──────── DATA PROVIDED

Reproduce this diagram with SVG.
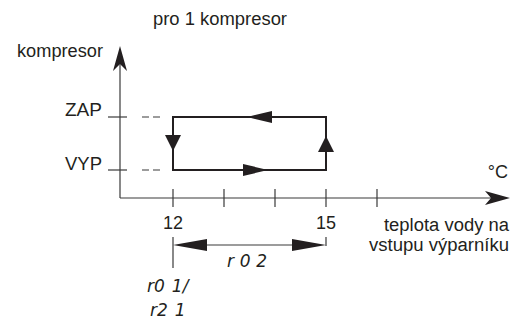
<svg xmlns="http://www.w3.org/2000/svg" width="524" height="322" viewBox="0 0 524 322">
<style>
.t{font-family:"Liberation Sans",Arial,sans-serif;font-size:18px;fill:#231f20}
.seg{font-family:"DejaVu Sans","Liberation Sans",sans-serif;font-style:italic;font-size:17px;fill:#231f20}
.ax{stroke:#3a3a3a;stroke-width:1.2;fill:none}
.loop{stroke:#231f20;stroke-width:2;fill:none}
.ah{fill:#231f20;stroke:none}
</style>
<rect width="524" height="322" fill="#fff"/>
<g id="axes">
<line class="ax" x1="120" y1="198" x2="120" y2="60"/>
<polygon class="ah" points="120,46 113,71 120,64 127,71"/>
<line class="ax" x1="120" y1="198" x2="500" y2="198"/>
<polygon class="ah" points="510,198 485,191 491,198 485,205"/>
<line class="ax" x1="108" y1="117" x2="127" y2="117"/>
<line class="ax" x1="108" y1="170" x2="127" y2="170"/>
<line class="ax" x1="142" y1="117" x2="160" y2="117" stroke-dasharray="7 4"/>
<line class="ax" x1="142" y1="170" x2="160" y2="170" stroke-dasharray="7 4"/>
<line class="ax" x1="173" y1="189" x2="173" y2="207"/>
<line class="ax" x1="224" y1="189" x2="224" y2="207"/>
<line class="ax" x1="275" y1="189" x2="275" y2="207"/>
<line class="ax" x1="326" y1="189" x2="326" y2="207"/>
<line class="ax" x1="377" y1="189" x2="377" y2="207"/>
</g>
<g id="hysteresis-loop">
<rect class="loop" x="173" y="117" width="153" height="53"/>
<polygon class="ah" points="173,151 165,135 181,135"/>
<polygon class="ah" points="326,136 318,152 334,152"/>
<polygon class="ah" points="247,117 272,111 272,123"/>
<polygon class="ah" points="268,170 243,164 243,176"/>
</g>
<g id="dimension-r02">
<line class="ax" x1="173" y1="237" x2="173" y2="268"/>
<line class="ax" x1="326" y1="237" x2="326" y2="246"/>
<line class="ax" x1="180" y1="245" x2="320" y2="245"/>
<polygon class="ah" points="173,245 207,239 207,251"/>
<polygon class="ah" points="326,245 292,239 292,251"/>
</g>
<g id="labels">
<text class="t" x="220" y="25" text-anchor="middle" textLength="134" lengthAdjust="spacingAndGlyphs">pro 1 kompresor</text>
<text class="t" x="17" y="57" textLength="86" lengthAdjust="spacingAndGlyphs">kompresor</text>
<text class="t" x="102" y="116" text-anchor="end" textLength="37" lengthAdjust="spacingAndGlyphs">ZAP</text>
<text class="t" x="102" y="170" text-anchor="end" textLength="37" lengthAdjust="spacingAndGlyphs">VYP</text>
<text class="t" x="508" y="178" text-anchor="end">°C</text>
<text class="t" x="173" y="229" text-anchor="middle" textLength="20" lengthAdjust="spacingAndGlyphs">12</text>
<text class="t" x="326" y="229" text-anchor="middle" textLength="20" lengthAdjust="spacingAndGlyphs">15</text>
<text class="t" x="509" y="231" text-anchor="end" textLength="125" lengthAdjust="spacingAndGlyphs">teplota vody na</text>
<text class="t" x="509" y="251" text-anchor="end" textLength="140" lengthAdjust="spacingAndGlyphs">vstupu výparníku</text>
<text class="seg" x="227" y="267" textLength="40" lengthAdjust="spacing">r02</text>
<text class="seg" x="147" y="292">r0<tspan dx="7">1/</tspan></text>
<text class="seg" x="150" y="316">r2<tspan dx="7">1</tspan></text>
</g>
</svg>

────────────────

_WHAT IS NEEDED_
Without the pictures, transcribe the listing above exactly.

_EXERCISE RESULT_
Reproduce this diagram with SVG.
<svg xmlns="http://www.w3.org/2000/svg" width="524" height="322" viewBox="0 0 524 322">
<style>
.t{font-family:"Liberation Sans",Arial,sans-serif;font-size:18px;fill:#231f20}
.seg{font-family:"DejaVu Sans","Liberation Sans",sans-serif;font-style:italic;font-size:17px;fill:#231f20}
.ax{stroke:#3a3a3a;stroke-width:1.2;fill:none}
.loop{stroke:#231f20;stroke-width:2;fill:none}
.ah{fill:#231f20;stroke:none}
</style>
<rect width="524" height="322" fill="#fff"/>
<g id="axes">
<line class="ax" x1="120" y1="198" x2="120" y2="60"/>
<polygon class="ah" points="120,46 113,71 120,64 127,71"/>
<line class="ax" x1="120" y1="198" x2="500" y2="198"/>
<polygon class="ah" points="510,198 485,191 491,198 485,205"/>
<line class="ax" x1="108" y1="117" x2="127" y2="117"/>
<line class="ax" x1="108" y1="170" x2="127" y2="170"/>
<line class="ax" x1="142" y1="117" x2="160" y2="117" stroke-dasharray="7 4"/>
<line class="ax" x1="142" y1="170" x2="160" y2="170" stroke-dasharray="7 4"/>
<line class="ax" x1="173" y1="189" x2="173" y2="207"/>
<line class="ax" x1="224" y1="189" x2="224" y2="207"/>
<line class="ax" x1="275" y1="189" x2="275" y2="207"/>
<line class="ax" x1="326" y1="189" x2="326" y2="207"/>
<line class="ax" x1="377" y1="189" x2="377" y2="207"/>
</g>
<g id="hysteresis-loop">
<rect class="loop" x="173" y="117" width="153" height="53"/>
<polygon class="ah" points="173,151 165,135 181,135"/>
<polygon class="ah" points="326,136 318,152 334,152"/>
<polygon class="ah" points="247,117 272,111 272,123"/>
<polygon class="ah" points="268,170 243,164 243,176"/>
</g>
<g id="dimension-r02">
<line class="ax" x1="173" y1="237" x2="173" y2="268"/>
<line class="ax" x1="326" y1="237" x2="326" y2="246"/>
<line class="ax" x1="180" y1="245" x2="320" y2="245"/>
<polygon class="ah" points="173,245 207,239 207,251"/>
<polygon class="ah" points="326,245 292,239 292,251"/>
</g>
<g id="labels">
<text class="t" x="220" y="25" text-anchor="middle" textLength="134" lengthAdjust="spacingAndGlyphs">pro 1 kompresor</text>
<text class="t" x="17" y="57" textLength="86" lengthAdjust="spacingAndGlyphs">kompresor</text>
<text class="t" x="102" y="116" text-anchor="end" textLength="37" lengthAdjust="spacingAndGlyphs">ZAP</text>
<text class="t" x="102" y="170" text-anchor="end" textLength="37" lengthAdjust="spacingAndGlyphs">VYP</text>
<text class="t" x="508" y="178" text-anchor="end">°C</text>
<text class="t" x="173" y="229" text-anchor="middle" textLength="20" lengthAdjust="spacingAndGlyphs">12</text>
<text class="t" x="326" y="229" text-anchor="middle" textLength="20" lengthAdjust="spacingAndGlyphs">15</text>
<text class="t" x="509" y="231" text-anchor="end" textLength="125" lengthAdjust="spacingAndGlyphs">teplota vody na</text>
<text class="t" x="509" y="251" text-anchor="end" textLength="140" lengthAdjust="spacingAndGlyphs">vstupu výparníku</text>
<text class="seg" x="227" y="267" textLength="40" lengthAdjust="spacing">r02</text>
<text class="seg" x="147" y="292">r0<tspan dx="7">1/</tspan></text>
<text class="seg" x="150" y="316">r2<tspan dx="7">1</tspan></text>
</g>
</svg>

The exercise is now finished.